More than three million households have been priced out of home ownership since the 2008 financial crisis according to new research that highlights the growing role of shared ownership in tackling the UK’s housing crisis.
Specialist lender Pepper Money has published a white paper, Shared Ownership – A Vital Bridge to the Housing Market, which estimates that 3.3 million fewer households have managed to buy homes compared with the levels expected had pre-crash trends continued.
The study, written by economist Rob Thomas with policy input from former cabinet minister David Gauke, argues that shared ownership is becoming a crucial route onto the property ladder.
The research draws on data from the Department for Levelling Up, Housing and Communities, UK Finance, Land Registry and the Financial Conduct Authority. It shows that shared ownership now accounts for 13% of new build completions but still represents only around 1% of total housing stock.
OUT OF REACH

Rob Barnard, Intermediary Relationship Director at Pepper Money, said: “For many people today, the dream of owning a home feels increasingly out of reach. So much so that our paper estimates that 3.3 million households have missed out on entering the housing market since the financial crash.
“House prices have soared, wages haven’t kept pace, and the cost of renting makes saving for a deposit harder than ever. That’s where shared ownership comes in, and we believe this should be an option for more people.”
CHANGING CIRCUMSTANCES
The paper identifies a growing role for specialist lenders in supporting households that do not meet the rigid criteria of high street banks.
Pepper Money reported a 21% increase in shared ownership lending last year, reflecting demand from buyers whose financial circumstances may have been complicated by divorce, redundancy or illness, but who remain capable of meeting long-term commitments.

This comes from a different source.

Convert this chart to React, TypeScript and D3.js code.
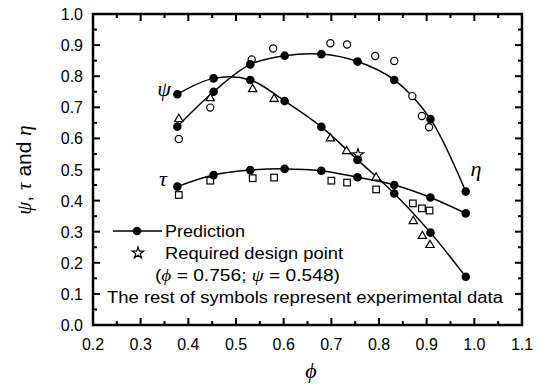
import React, { useEffect, useRef } from 'react';
import * as d3 from 'd3';

// prediction points (flow coefficient phi)
const phiPred = [0.377, 0.453, 0.53, 0.602, 0.679, 0.755, 0.832, 0.908, 0.982];
const psiPred = [0.742, 0.793, 0.788, 0.72, 0.637, 0.531, 0.423, 0.297, 0.155];
const tauPred = [0.445, 0.482, 0.498, 0.502, 0.496, 0.475, 0.45, 0.41, 0.359];
const etaPred = [0.638, 0.75, 0.838, 0.866, 0.871, 0.847, 0.788, 0.662, 0.429];

// experimental data
const etaExpPhi = [0.38, 0.446, 0.533, 0.578, 0.698, 0.733, 0.792, 0.832, 0.87, 0.89, 0.905];
const etaExp = [0.598, 0.699, 0.854, 0.889, 0.906, 0.902, 0.865, 0.849, 0.736, 0.672, 0.636];
const psiExpPhi = [0.38, 0.446, 0.535, 0.58, 0.698, 0.732, 0.794, 0.872, 0.891, 0.907];
const psiExp = [0.662, 0.729, 0.758, 0.727, 0.6, 0.559, 0.474, 0.334, 0.286, 0.257];
const tauExpPhi = [0.38, 0.446, 0.535, 0.58, 0.7, 0.733, 0.794, 0.871, 0.89, 0.906];
const tauExp = [0.418, 0.464, 0.472, 0.474, 0.464, 0.458, 0.436, 0.391, 0.375, 0.368];

const designPoint = [0.756, 0.548];

const xTicks = [0.2, 0.3, 0.4, 0.5, 0.6, 0.7, 0.8, 0.9, 1.0, 1.1];
const yTicks = [0, 0.1, 0.2, 0.3, 0.4, 0.5, 0.6, 0.7, 0.8, 0.9, 1.0];

const SANS = 'Liberation Sans, Arial, sans-serif';
const SERIF = 'Liberation Serif, Times New Roman, serif';

export default function App() {
  const ref = useRef<SVGSVGElement>(null);

  useEffect(() => {
    if (!ref.current) return;
    const svg = d3.select(ref.current);
    svg.selectAll('*').remove();

    const left = 93;
    const right = 522;
    const top = 14;
    const bottom = 325;

    const x = d3.scaleLinear().domain([0.2, 1.1]).range([left, right]);
    const y = d3.scaleLinear().domain([0, 1]).range([bottom, top]);

    // ------- ticks (inward, all four sides) -------
    const ticks = svg.append('g').attr('stroke', '#000').attr('stroke-width', 2);
    const minorX = d3.range(0.25, 1.1, 0.1);
    const minorY = d3.range(0.05, 1.0, 0.1);
    xTicks.forEach((t) => {
      ticks.append('line').attr('x1', x(t)).attr('x2', x(t)).attr('y1', bottom).attr('y2', bottom - 7);
      ticks.append('line').attr('x1', x(t)).attr('x2', x(t)).attr('y1', top).attr('y2', top + 7);
    });
    minorX.forEach((t) => {
      ticks.append('line').attr('x1', x(t)).attr('x2', x(t)).attr('y1', bottom).attr('y2', bottom - 4);
      ticks.append('line').attr('x1', x(t)).attr('x2', x(t)).attr('y1', top).attr('y2', top + 4);
    });
    yTicks.forEach((t) => {
      ticks.append('line').attr('x1', left).attr('x2', left + 7).attr('y1', y(t)).attr('y2', y(t));
      ticks.append('line').attr('x1', right).attr('x2', right - 7).attr('y1', y(t)).attr('y2', y(t));
    });
    minorY.forEach((t) => {
      ticks.append('line').attr('x1', left).attr('x2', left + 4).attr('y1', y(t)).attr('y2', y(t));
      ticks.append('line').attr('x1', right).attr('x2', right - 4).attr('y1', y(t)).attr('y2', y(t));
    });

    svg
      .append('rect')
      .attr('x', left)
      .attr('y', top)
      .attr('width', right - left)
      .attr('height', bottom - top)
      .attr('fill', 'none')
      .attr('stroke', '#000')
      .attr('stroke-width', 2.5);

    // ------- tick labels -------
    svg
      .append('g')
      .selectAll('text')
      .data(xTicks)
      .enter()
      .append('text')
      .attr('x', (d) => x(d))
      .attr('y', 350)
      .attr('text-anchor', 'middle')
      .attr('font-family', SANS)
      .attr('font-size', 16)
      .text((d) => d.toFixed(1));

    svg
      .append('g')
      .selectAll('text')
      .data(yTicks)
      .enter()
      .append('text')
      .attr('x', 83)
      .attr('y', (d) => y(d) + 6)
      .attr('text-anchor', 'end')
      .attr('font-family', SANS)
      .attr('font-size', 16)
      .text((d) => d.toFixed(1));

    // ------- axis titles -------
    svg
      .append('text')
      .attr('x', 311)
      .attr('y', 378)
      .attr('text-anchor', 'middle')
      .attr('font-family', SERIF)
      .attr('font-style', 'italic')
      .attr('font-size', 22)
      .text('ϕ');

    const yTitle = svg
      .append('text')
      .attr('transform', 'translate(31,170) rotate(-90)')
      .attr('text-anchor', 'middle')
      .attr('font-family', SANS)
      .attr('font-size', 21);
    yTitle.append('tspan').attr('font-family', SERIF).attr('font-style', 'italic').text('ψ');
    yTitle.append('tspan').text(', ');
    yTitle.append('tspan').attr('font-family', SERIF).attr('font-style', 'italic').text('τ');
    yTitle.append('tspan').text(' and ');
    yTitle.append('tspan').attr('font-family', SERIF).attr('font-style', 'italic').text('η');

    // ------- prediction lines -------
    const line = d3
      .line<[number, number]>()
      .x((d) => x(d[0]))
      .y((d) => y(d[1]))
      .curve(d3.curveCatmullRom.alpha(0.5));

    [psiPred, tauPred, etaPred].forEach((vals) => {
      const pts = phiPred.map((p, i) => [p, vals[i]] as [number, number]);
      svg
        .append('path')
        .datum(pts)
        .attr('fill', 'none')
        .attr('stroke', '#000')
        .attr('stroke-width', 1.5)
        .attr('d', line);
    });

    // ------- experimental symbols -------
    const exp = svg.append('g').attr('fill', '#fff').attr('stroke', '#000').attr('stroke-width', 1.2);
    etaExpPhi.forEach((p, i) => {
      exp.append('circle').attr('cx', x(p)).attr('cy', y(etaExp[i])).attr('r', 3.6);
    });
    const tri = d3.symbol().type(d3.symbolTriangle).size(30);
    psiExpPhi.forEach((p, i) => {
      exp
        .append('path')
        .attr('d', tri)
        .attr('transform', `translate(${x(p)},${y(psiExp[i])})`);
    });
    tauExpPhi.forEach((p, i) => {
      exp
        .append('rect')
        .attr('x', x(p) - 3.3)
        .attr('y', y(tauExp[i]) - 3.3)
        .attr('width', 6.6)
        .attr('height', 6.6);
    });

    const star = d3.symbol().type(d3.symbolStar).size(40);
    exp
      .append('path')
      .attr('d', star)
      .attr('transform', `translate(${x(designPoint[0])},${y(designPoint[1])})`);

    // ------- prediction points -------
    [psiPred, tauPred, etaPred].forEach((vals) => {
      svg
        .append('g')
        .selectAll('circle')
        .data(phiPred)
        .enter()
        .append('circle')
        .attr('cx', (d) => x(d))
        .attr('cy', (d, i) => y(vals[i]))
        .attr('r', 4.3)
        .attr('fill', '#000');
    });

    // ------- curve labels -------
    const curveLabels: [string, number, number][] = [
      ['ψ', 164, 96],
      ['τ', 163, 186],
      ['η', 476, 176],
    ];
    curveLabels.forEach(([t, lx, ly]) => {
      svg
        .append('text')
        .attr('x', lx)
        .attr('y', ly)
        .attr('text-anchor', 'middle')
        .attr('font-family', SERIF)
        .attr('font-style', 'italic')
        .attr('font-size', 22)
        .text(t);
    });

    // ------- legend -------
    const lg = svg.append('g').attr('font-family', SANS).attr('font-size', 16);
    lg.append('line')
      .attr('x1', 113)
      .attr('x2', 162)
      .attr('y1', 231)
      .attr('y2', 231)
      .attr('stroke', '#000')
      .attr('stroke-width', 1.5);
    lg.append('circle').attr('cx', 137).attr('cy', 231).attr('r', 4.3).attr('fill', '#000');
    lg.append('text')
      .attr('x', 165)
      .attr('y', 237)
      .attr('textLength', 80)
      .attr('lengthAdjust', 'spacingAndGlyphs')
      .text('Prediction');

    lg.append('path')
      .attr('d', star)
      .attr('transform', 'translate(138,253)')
      .attr('fill', '#fff')
      .attr('stroke', '#000')
      .attr('stroke-width', 1.2);
    lg.append('text')
      .attr('x', 165)
      .attr('y', 259)
      .attr('textLength', 178)
      .attr('lengthAdjust', 'spacingAndGlyphs')
      .text('Required design point');

    const dp = lg
      .append('text')
      .attr('x', 155)
      .attr('y', 281)
      .attr('textLength', 185)
      .attr('lengthAdjust', 'spacingAndGlyphs');
    dp.append('tspan').text('(');
    dp.append('tspan').attr('font-family', SERIF).attr('font-style', 'italic').text('ϕ');
    dp.append('tspan').text(' = 0.756; ');
    dp.append('tspan').attr('font-family', SERIF).attr('font-style', 'italic').text('ψ');
    dp.append('tspan').text(' = 0.548)');

    lg.append('text')
      .attr('x', 107)
      .attr('y', 303)
      .attr('textLength', 396)
      .attr('lengthAdjust', 'spacingAndGlyphs')
      .text('The rest of symbols represent experimental data');
  }, []);

  return (
    <svg
      ref={ref}
      width={544}
      height={390}
      style={{ position: 'absolute', left: 0, top: 0, background: '#fff' }}
    />
  );
}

According to Pepper, its shared ownership borrowers in 2023–24 had average household incomes of £55,000 – well above the market-wide estimate of £37,000.
AFFORDABILITY
They were also more likely to be older and purchasing as couples. Half of Pepper’s shared ownership customers had no adverse credit history.
Affordability remains a defining factor. The report found that the average shared ownership buyer last year acquired a 40% stake in a £313,100 property with a £22,800 deposit and £99,200 mortgage.
By contrast, the average first-time buyer in England faced a deposit of £68,600 and a £223,000 mortgage.
In London, deposits for outright ownership averaged £155,000.
Pepper said that without shared ownership, many of these buyers would have been permanently excluded from the housing market.